Available data:
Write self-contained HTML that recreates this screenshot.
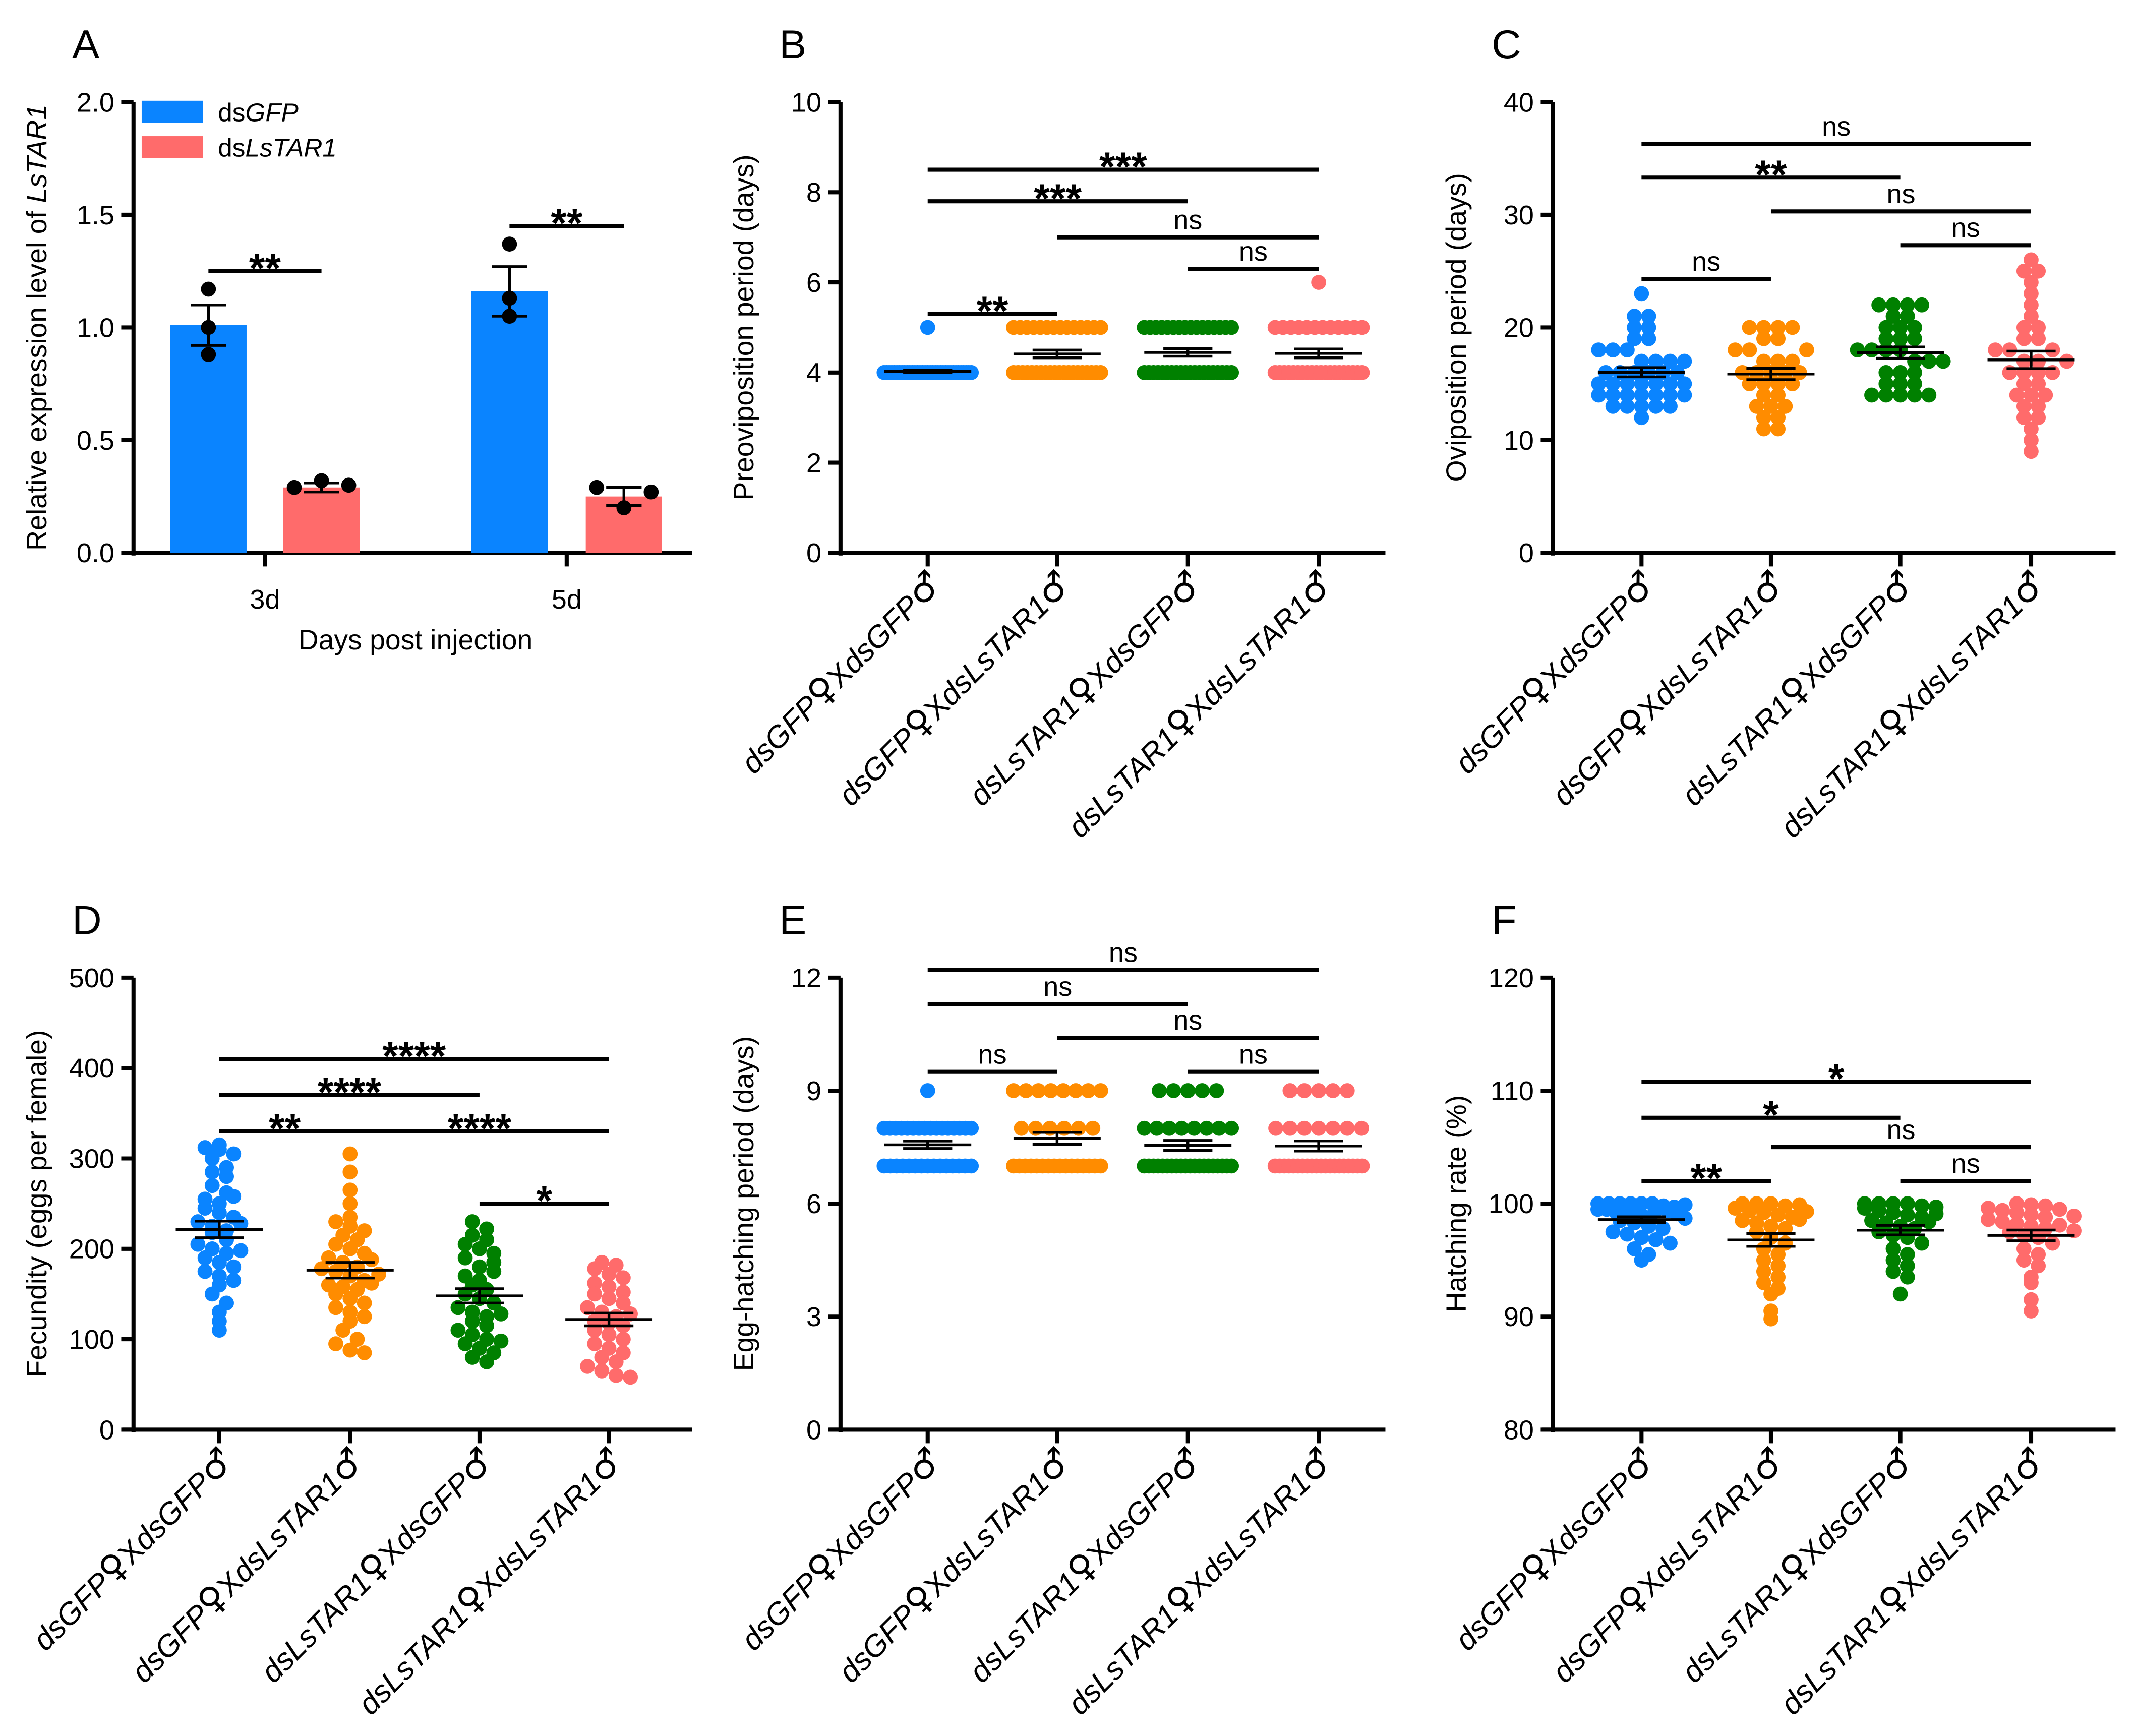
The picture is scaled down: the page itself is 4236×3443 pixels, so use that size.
<!DOCTYPE html>
<html><head><meta charset="utf-8"><style>html,body{margin:0;padding:0;background:#fff}svg{display:block}text{font-family:"Liberation Sans",Arial,sans-serif;fill:#000}</style></head>
<body>
<svg id="fig" xmlns="http://www.w3.org/2000/svg" width="4236" height="3443" viewBox="0 0 1568 1275" preserveAspectRatio="none"></svg>
<script>
// ---- Data ----
const catsA = ["3d","5d"];
const gfpMeans = [1.01,1.16];
const gfpSem = [0.09,0.11];
const tarMeans = [0.29,0.25];
const tarSem = [0.02,0.04];
const gfpPts = [[1.17,0.88,1.0],[1.37,1.05,1.13]];
const tarPts = [[0.29,0.32,0.30],[0.29,0.20,0.27]];

const groups = ["g1","g2","g3","g4"];
const colors = ["#0a84ff","#ff8c00","#008000","#ff6b6b"];
const preovi = [
 [5].concat(Array(35).fill(4)),
 Array(20).fill(4).concat(Array(14).fill(5)),
 Array(20).fill(4).concat(Array(16).fill(5)),
 Array(20).fill(4).concat(Array(12).fill(5)).concat([6])
];
const ovi = [
 [23,21,21,20,20,19,19,18,18,18,17,17,17,16,16,16,16,16,15,15,15,15,15,15,14,14,14,14,14,14,13,13,13,13,13,12,16,17,15,14],
 [20,20,20,20,19,19,18,18,17,17,16,16,16,16,15,15,15,15,14,14,13,13,13,12,12,11,11,16,17,18],
 [22,22,22,22,21,21,20,20,19,19,18,18,18,18,17,17,17,16,16,16,15,15,15,14,14,14,14,14,19,20],
 [26,25,25,24,23,22,21,20,20,19,19,18,18,17,17,16,16,16,15,15,14,14,14,13,13,12,12,11,10,9,18,17,16]
];
const fec = [
 [315,312,310,305,300,290,285,280,270,262,255,250,245,240,235,230,225,220,218,210,205,200,195,190,185,180,175,170,165,160,150,140,130,120,110,258,228,198],
 [305,285,265,250,235,230,225,220,215,210,205,200,195,190,185,180,178,175,170,165,160,158,155,150,145,140,135,130,125,120,110,100,95,88,85,188,172,162],
 [230,222,215,210,205,200,195,190,180,170,165,160,155,150,145,140,135,130,125,120,110,105,100,95,90,85,80,75,185,175,128,115,98],
 [185,182,178,172,168,162,158,150,145,140,135,130,125,120,118,115,110,105,100,95,90,85,80,75,70,65,60,58,152,128]
];
const egg = [
 Array(15).fill(7).concat(Array(16).fill(8)).concat([9]),
 Array(16).fill(7).concat(Array(6).fill(8)).concat(Array(8).fill(9)),
 Array(20).fill(7).concat(Array(8).fill(8)).concat(Array(5).fill(9)),
 Array(20).fill(7).concat(Array(7).fill(8)).concat(Array(5).fill(9))
];
const hatch = [
 [100,100,100,100,100,100,99.8,99.7,99.5,99.5,99.3,99.2,99,99,98.8,98.5,98.3,98,97.8,97.5,97.3,97,96.8,96.5,96,95.5,95,99.6,99.4,99.9,99.1,98.7],
 [100,100,100,99.8,99.6,99.4,99.2,99,98.8,98.5,98.3,98,97.8,97.5,97,96.5,96,95.5,95,94.5,94,93.5,93,92.5,92,90.5,89.8,99.9,99.3,98.6],
 [100,100,100,100,99.8,99.6,99.4,99.2,99,98.8,98.5,98.3,98,97.8,97.5,97.2,97,96.5,96,95.5,95,94.5,94,93.5,92,99.7,99.1,98.4],
 [100,99.9,99.8,99.6,99.4,99.2,99,98.8,98.6,98.4,98.2,98,97.8,97.5,97.2,97,96.5,96,95.5,95,94.5,93.5,93,91.5,90.5,99.5,98.9,98.1,97.6]
];
const sigB = [[0,1,5.3,"**"],[0,2,7.8,"***"],[0,3,8.5,"***"],[1,3,7.0,"ns"],[2,3,6.3,"ns"]];
const sigC = [[0,1,24.3,"ns"],[0,2,33.3,"**"],[0,3,36.3,"ns"],[1,3,30.3,"ns"],[2,3,27.3,"ns"]];
const sigD = [[0,1,330,"**"],[0,2,370,"****"],[0,3,410,"****"],[1,3,330,"****"],[2,3,250,"*"]];
const sigE = [[0,1,9.5,"ns"],[0,2,11.3,"ns"],[0,3,12.2,"ns"],[1,3,10.4,"ns"],[2,3,9.5,"ns"]];
const sigF = [[0,1,102,"**"],[0,2,107.6,"*"],[0,3,110.8,"*"],[1,3,105,"ns"],[2,3,102,"ns"]];

// ---- Drawing ----
const NS="http://www.w3.org/2000/svg";
const svg=document.getElementById('fig');
function el(tag,attrs,parent){const e=document.createElementNS(NS,tag);for(const k in attrs)e.setAttribute(k,attrs[k]);(parent||svg).appendChild(e);return e;}
function txt(x,y,s,size,anchor,parent,extra){const t=el('text',Object.assign({x:x,y:y,'font-size':size,'text-anchor':anchor||'start'},extra||{}),parent);t.textContent=s;return t;}

function axes(p){
 const g=el('g',{});
 
 
 const y=v=>p.y0-(v-p.vmin)/(p.vmax-p.vmin)*(p.y0-p.y1);
 const t=txt(p.x0-45,p.y1-32,p.letter,30,'start',g);
 
 const ya=el('line',{x1:p.x0,y1:p.y1,x2:p.x0,y2:p.y0+2,stroke:'#000','stroke-width':3},g);
 
 const xa=el('line',{x1:p.x0-8,y1:p.y0,x2:p.xe,y2:p.y0,stroke:'#000','stroke-width':3},g);
 
 p.ticks.forEach(v=>{
  el('line',{x1:p.x0-9,y1:y(v),x2:p.x0,y2:y(v),stroke:'#000','stroke-width':3},g);
  const tl=txt(p.x0-14,y(v)+7,p.fmt?p.fmt(v):String(v),20,'end',g);
  
 });
 const cy=(p.y0+p.y1)/2;
 const yt=el('text',{x:0,y:0,'font-size':20.5,'text-anchor':'middle',transform:`translate(${p.x0-64},${cy}) rotate(-90)`},g);
 
 if(p.ytitleParts){p.ytitleParts.forEach(([s,it])=>{const ts=el('tspan',it?{'font-style':'italic'}:{},yt);ts.textContent=s;});}
 else yt.textContent=p.ytitle;
 return {g,y};
}
const labelParts=[[["dsGFP","♀","X","dsGFP","♂"]],[["dsGFP","♀","X","dsLsTAR1","♂"]],[["dsLsTAR1","♀","X","dsGFP","♂"]],[["dsLsTAR1","♀","X","dsLsTAR1","♂"]]];
function catLabels(g,xs,y0){
 xs.forEach((x,i)=>{
  el('line',{x1:x,y1:y0,x2:x,y2:y0+10,stroke:'#000','stroke-width':3},g);
  const t=el('text',{x:0,y:0,'font-size':22.5,'text-anchor':'end','font-style':'italic',transform:`translate(${x+12},${y0+24}) rotate(-45)`},g);
  
  labelParts[i][0].forEach(s=>{const ts=el('tspan',(s==='♀'||s==='♂')?{'font-style':'normal','font-family':'DejaVu Sans','font-size':26}:(s==='X'?{'font-style':'normal'}:{}),t);ts.textContent=s;});
 });
}
function sig(g,xs,y,list){
 list.forEach(([a,b,v,l])=>{
  const ln=el('line',{x1:xs[a],y1:y(v),x2:xs[b],y2:y(v),stroke:'#000','stroke-width':3},g);
  
  const isns=l==='ns';
  const t=txt((xs[a]+xs[b])/2,y(v)+(isns?-6:8),l,isns?20:30,'middle',g,isns?{}:{'font-weight':'bold'});
  
 });
}
function swarm(g,xs,y,data,binPx){
 data.forEach((vals,gi)=>{
  const bins={};
  vals.forEach(v=>{const k=Math.round(y(v)/binPx);(bins[k]=bins[k]||[]).push(v);});
  Object.keys(bins).forEach(k=>{
   const arr=bins[k];const n=arr.length;
   const sp=n>1?Math.min(10.5,64/(n-1)):0;
   arr.forEach((v,j)=>{
    const c=el('circle',{cx:xs[gi]+(j-(n-1)/2)*sp,cy:y(v),r:5.5,fill:colors[gi]},g);
    
   });
  });
  const m=vals.reduce((a,b)=>a+b,0)/vals.length;
  const sd=Math.sqrt(vals.reduce((a,b)=>a+(b-m)*(b-m),0)/(vals.length-1));
  const se=sd/Math.sqrt(vals.length);
  const x=xs[gi];
  const ml=el('line',{x1:x-32,y1:y(m),x2:x+32,y2:y(m),stroke:'#000','stroke-width':2},g);
  
  el('line',{x1:x-18,y1:y(m+se),x2:x+18,y2:y(m+se),stroke:'#000','stroke-width':2},g);
  el('line',{x1:x-18,y1:y(m-se),x2:x+18,y2:y(m-se),stroke:'#000','stroke-width':2},g);
  el('line',{x1:x,y1:y(m+se),x2:x,y2:y(m-se),stroke:'#000','stroke-width':2},g);
 });
}

// Panel A
(function(){
 const p={letter:'A',x0:98,y0:406,y1:75,xe:508,vmin:0,vmax:2,ticks:[0,0.5,1,1.5,2],fmt:v=>v.toFixed(1),ytitleParts:[["Relative expression level of ",false],["LsTAR1",true]]};
 const {g,y}=axes(p);
 const gx=[153,374],tx=[236,458],bw=56;
 catsA.forEach((c,i)=>{
  const b1=el('rect',{x:gx[i]-bw/2,y:y(gfpMeans[i]),width:bw,height:y(0)-y(gfpMeans[i]),fill:'#0a84ff'},g);
  
  const b2=el('rect',{x:tx[i]-bw/2,y:y(tarMeans[i]),width:bw,height:y(0)-y(tarMeans[i]),fill:'#ff6b6b'},g);
  
  [[gx[i],gfpMeans[i],gfpSem[i],gfpPts[i],[0,0,0]],[tx[i],tarMeans[i],tarSem[i],tarPts[i],[-20,0,20]]].forEach(([x,m,s,pts,off])=>{
   el('line',{x1:x,y1:y(m+s),x2:x,y2:y(m-s),stroke:'#000','stroke-width':2},g);
   el('line',{x1:x-13,y1:y(m+s),x2:x+13,y2:y(m+s),stroke:'#000','stroke-width':2},g);
   el('line',{x1:x-13,y1:y(m-s),x2:x+13,y2:y(m-s),stroke:'#000','stroke-width':2},g);
   pts.forEach((v,j)=>{const c=el('circle',{cx:x+off[j],cy:y(v),r:5.5,fill:'#000'},g);});
  });
  el('line',{x1:(gx[i]+tx[i])/2,y1:p.y0,x2:(gx[i]+tx[i])/2,y2:p.y0+10,stroke:'#000','stroke-width':3},g);
  const cl=txt((gx[i]+tx[i])/2,p.y0+41,c,20,'middle',g);
 });
 sig(g,[gx[0],tx[0]],y,[[0,1,1.25,"**"]]);
 sig(g,[gx[1],tx[1]],y,[[0,1,1.45,"**"]]);
 const xt=txt(305,477,'Days post injection',20.5,'middle',g);
 const l1=el('rect',{x:104,y:74,width:45,height:16,fill:'#0a84ff'},g);
 const l2=el('rect',{x:104,y:100,width:45,height:16,fill:'#ff6b6b'},g);
 const t1=el('text',{x:160,y:89,'font-size':19},g);
 el('tspan',{},t1).textContent='ds';el('tspan',{'font-style':'italic'},t1).textContent='GFP';
 const t2=el('text',{x:160,y:115,'font-size':19},g);
 el('tspan',{},t2).textContent='ds';el('tspan',{'font-style':'italic'},t2).textContent='LsTAR1';
})();

const xsL=[161,257,352,447],xsM=[681,776,872,968],xsR=[1205,1300,1395,1491];
function scatterPanel(p,xs,data,sigs,bin){const {g,y}=axes(p);catLabels(g,xs,p.y0);swarm(g,xs,y,data,bin);sig(g,xs,y,sigs);}
scatterPanel({letter:'B',x0:617,y0:406,y1:75,xe:1017,vmin:0,vmax:10,ticks:[0,2,4,6,8,10],ytitle:'Preoviposition period (days)'},xsM,preovi,sigB,9);
scatterPanel({letter:'C',x0:1140,y0:406,y1:75,xe:1553,vmin:0,vmax:40,ticks:[0,10,20,30,40],ytitle:'Oviposition period (days)'},xsR,ovi,sigC,9);
scatterPanel({letter:'D',x0:98,y0:1050,y1:718,xe:508,vmin:0,vmax:500,ticks:[0,100,200,300,400,500],ytitle:'Fecundity (eggs per female)'},xsL,fec,sigD,9);
scatterPanel({letter:'E',x0:617,y0:1050,y1:718,xe:1017,vmin:0,vmax:12,ticks:[0,3,6,9,12],ytitle:'Egg-hatching period (days)'},xsM,egg,sigE,9);
scatterPanel({letter:'F',x0:1140,y0:1050,y1:718,xe:1553,vmin:80,vmax:120,ticks:[80,90,100,110,120],ytitle:'Hatching rate (%)'},xsR,hatch,sigF,9);
</script>
</body></html>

Task requirements:
Transcribe the lines beginning at the one that contains "The picture is" and ending at the one that contains "const tarPts = [[0.29,0.32,0.30],[0.29,0.20,0.27]];", with nothing added or left out.

Full solution:
The picture is scaled down: the page itself is 4236×3443 pixels, so use that size.
<!DOCTYPE html>
<html><head><meta charset="utf-8"><style>html,body{margin:0;padding:0;background:#fff}svg{display:block}text{font-family:"Liberation Sans",Arial,sans-serif;fill:#000}</style></head>
<body>
<svg id="fig" xmlns="http://www.w3.org/2000/svg" width="4236" height="3443" viewBox="0 0 1568 1275" preserveAspectRatio="none"></svg>
<script>
// ---- Data ----
const catsA = ["3d","5d"];
const gfpMeans = [1.01,1.16];
const gfpSem = [0.09,0.11];
const tarMeans = [0.29,0.25];
const tarSem = [0.02,0.04];
const gfpPts = [[1.17,0.88,1.0],[1.37,1.05,1.13]];
const tarPts = [[0.29,0.32,0.30],[0.29,0.20,0.27]];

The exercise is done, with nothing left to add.